Amplifi 75 speaker system

The speaker system is most unique. This amp comes with an eight inch custom speaker plus two mid range frequency drivers, and two high range frequency drivers. The Amplifi series amps all come with stereo capability.

The Amplifi 150 is a 150 watt version of the Amplifi series. It comes with a 12" Celestion speaker plus two mid frequency and two high frequency drivers, and all the accouterments found on the 75 watt model.

Line 6 Amplifi FX 100
The Amplifi FX 100 is a floor unit that contains all the DSP models, and the effects found on the Amplifi series amplifiers, but it has the capability to be plugged into an amplifier, of a P.Al system.

Line 6 Amplifi 30

In 2016 Line 6 introduced a smaller version of the Amplifi series. This was a 30 watt Amplifi, which came in a compact cabinet. In it were housed four 2.5" speakers, four onboard presets, plus the ability to access 200 different tones, and the same the bluetooth capability of the larger versions.


Line 5 Firehawk 1500 & (speakers)
In 2015 Line 6 introduced their most powerful combo amplifier; The Firehawk 1500 put a 1500 watt stereo amplifier into a combo unit.
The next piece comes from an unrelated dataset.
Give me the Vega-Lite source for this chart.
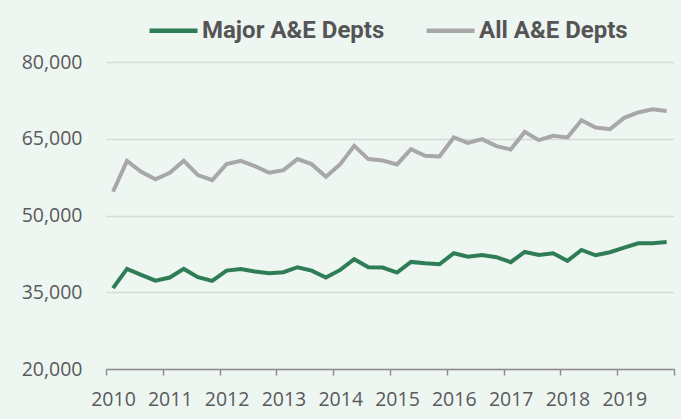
{
  "$schema": "https://vega.github.io/schema/vega-lite/v6.json",
  "autosize": "none",
  "padding": {"left": 106, "top": 62, "right": 7, "bottom": 50},
  "width": 568,
  "height": 307,
  "background": "#eef6f2",
  "config": {
    "view": {"stroke": null},
    "font": "Open Sans",
    "axis": {"labelFont": "Open Sans", "labelColor": "#5a5a5a", "labelFontSize": 19.5}
  },
  "data": {
    "values": [
      {"date": "2010-02-15", "Major A&E Depts": 35800, "All A&E Depts": 54640},
      {"date": "2010-05-16", "Major A&E Depts": 39560, "All A&E Depts": 60690},
      {"date": "2010-08-15", "Major A&E Depts": 38390, "All A&E Depts": 58540},
      {"date": "2010-11-15", "Major A&E Depts": 37280, "All A&E Depts": 57060},
      {"date": "2011-02-15", "Major A&E Depts": 37870, "All A&E Depts": 58350},
      {"date": "2011-05-16", "Major A&E Depts": 39560, "All A&E Depts": 60690},
      {"date": "2011-08-15", "Major A&E Depts": 37940, "All A&E Depts": 57900},
      {"date": "2011-11-15", "Major A&E Depts": 37220, "All A&E Depts": 56920},
      {"date": "2012-02-15", "Major A&E Depts": 39230, "All A&E Depts": 60040},
      {"date": "2012-05-16", "Major A&E Depts": 39560, "All A&E Depts": 60690},
      {"date": "2012-08-15", "Major A&E Depts": 39040, "All A&E Depts": 59650},
      {"date": "2012-11-15", "Major A&E Depts": 38720, "All A&E Depts": 58350},
      {"date": "2013-02-15", "Major A&E Depts": 38920, "All A&E Depts": 58870},
      {"date": "2013-05-16", "Major A&E Depts": 39890, "All A&E Depts": 61020},
      {"date": "2013-08-15", "Major A&E Depts": 39230, "All A&E Depts": 60040},
      {"date": "2013-11-15", "Major A&E Depts": 37870, "All A&E Depts": 57570},
      {"date": "2014-02-15", "Major A&E Depts": 39370, "All A&E Depts": 60040},
      {"date": "2014-05-16", "Major A&E Depts": 41450, "All A&E Depts": 63610},
      {"date": "2014-08-15", "Major A&E Depts": 39890, "All A&E Depts": 61020},
      {"date": "2014-11-15", "Major A&E Depts": 39820, "All A&E Depts": 60750},
      {"date": "2015-02-15", "Major A&E Depts": 38840, "All A&E Depts": 59980},
      {"date": "2015-05-16", "Major A&E Depts": 40930, "All A&E Depts": 62970},
      {"date": "2015-08-15", "Major A&E Depts": 40670, "All A&E Depts": 61660},
      {"date": "2015-11-15", "Major A&E Depts": 40480, "All A&E Depts": 61550},
      {"date": "2016-02-15", "Major A&E Depts": 42630, "All A&E Depts": 65250},
      {"date": "2016-05-16", "Major A&E Depts": 41960, "All A&E Depts": 64200},
      {"date": "2016-08-15", "Major A&E Depts": 42290, "All A&E Depts": 64920},
      {"date": "2016-11-15", "Major A&E Depts": 41850, "All A&E Depts": 63550},
      {"date": "2017-02-15", "Major A&E Depts": 40870, "All A&E Depts": 62910},
      {"date": "2017-05-16", "Major A&E Depts": 42880, "All A&E Depts": 66340},
      {"date": "2017-08-15", "Major A&E Depts": 42290, "All A&E Depts": 64720},
      {"date": "2017-11-15", "Major A&E Depts": 42630, "All A&E Depts": 65560},
      {"date": "2018-02-15", "Major A&E Depts": 41120, "All A&E Depts": 65250},
      {"date": "2018-05-16", "Major A&E Depts": 43270, "All A&E Depts": 68630},
      {"date": "2018-08-15", "Major A&E Depts": 42230, "All A&E Depts": 67200},
      {"date": "2018-11-15", "Major A&E Depts": 42820, "All A&E Depts": 66870},
      {"date": "2019-02-15", "Major A&E Depts": 43720, "All A&E Depts": 69080},
      {"date": "2019-05-16", "Major A&E Depts": 44580, "All A&E Depts": 70130},
      {"date": "2019-08-15", "Major A&E Depts": 44580, "All A&E Depts": 70770},
      {"date": "2019-11-15", "Major A&E Depts": 44830, "All A&E Depts": 70440}
    ]
  },
  "transform": [
    {"fold": ["Major A&E Depts", "All A&E Depts"], "as": ["series", "value"]}
  ],
  "mark": {"type": "line", "strokeWidth": 4, "strokeJoin": "miter", "strokeCap": "butt"},
  "encoding": {
    "x": {
      "field": "date",
      "type": "temporal",
      "scale": {
        "type": "utc",
        "domain": [{"year": 2010, "month": 1, "date": 1, "utc": true}, {"year": 2020, "month": 1, "date": 1, "utc": true}]
      },
      "axis": {
        "title": null,
        "values": [
          {"year": 2010, "utc": true}, {"year": 2011, "utc": true}, {"year": 2012, "utc": true},
          {"year": 2013, "utc": true}, {"year": 2014, "utc": true}, {"year": 2015, "utc": true},
          {"year": 2016, "utc": true}, {"year": 2017, "utc": true}, {"year": 2018, "utc": true},
          {"year": 2019, "utc": true}, {"year": 2020, "utc": true}
        ],
        "labelExpr": "utcyear(datum.value) == 2020 ? '' : utcFormat(datum.value, '%Y')",
        "labelOffset": 7,
        "labelAlign": "center",
        "labelFlush": false,
        "labelOverlap": false,
        "grid": false,
        "domainColor": "#8c8c8c",
        "domainWidth": 1.5,
        "tickColor": "#8c8c8c",
        "tickWidth": 1.5,
        "tickSize": 6,
        "labelPadding": 15
      }
    },
    "y": {
      "field": "value",
      "type": "quantitative",
      "scale": {"domain": [20000, 80000]},
      "axis": {
        "title": null,
        "values": [20000, 35000, 50000, 65000, 80000],
        "format": ",d",
        "domain": false,
        "ticks": false,
        "labelPadding": 24,
        "gridColor": "#d5dcd8",
        "gridWidth": 1.5
      }
    },
    "color": {
      "field": "series",
      "type": "nominal",
      "scale": {"domain": ["Major A&E Depts", "All A&E Depts"], "range": ["#2f7d56", "#a8a8a8"]},
      "legend": {
        "title": null,
        "orient": "none",
        "direction": "horizontal",
        "legendX": 41,
        "legendY": -58,
        "padding": 0,
        "symbolType": "stroke",
        "symbolSize": 2304,
        "symbolStrokeWidth": 4.5,
        "labelFont": "Roboto",
        "labelFontWeight": "bold",
        "labelFontSize": 24,
        "labelColor": "#555555",
        "labelLimit": 400,
        "labelOffset": 2,
        "columnPadding": 32
      }
    }
  }
}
The cabinet housed six speakers, which included a 12' sub-woofer, two 5.5" stereo coaxial drivers, and two 1 x 1" high frequency compression drivers. It had four preset locations, plus the ability to access 200 amplifier and cabinet models. Plus 128 built-in presets, plus Bluetooth capability via the Line 6 app.

Line 6 Spider III - $39.99
Now for the bad news and the good news. In researching Line 6 amplifiers, and similar amplifiers manufactured by other companies, although Line 6 amplifiers are well built, most of the older models do not retain their value. I've seen Line 6 Spider III amplifiers selling for as little as $40.

Line 6 Flextone II - $149.99


I have run across Flextone II selling for $150.

Line 6 Vetta II 300 $449.00







The Vetta amps seem to fair better. I ran across a 2003 Vetta III was selling for $450.




Now for the good news. Even the Line 6 Spider III that was going for $40 was a little road worn, but the electronics, and speaker are in great shape.  Some of these Line 6 amps come with Celestion speakers. So in the secondary market Line amps are excellent bargains.

Spider Classic 15 1x8" - $99.99



The current Line 6 Classic Spider 15 watt, makes a great practice amplifier and the street price for a new one is only $100.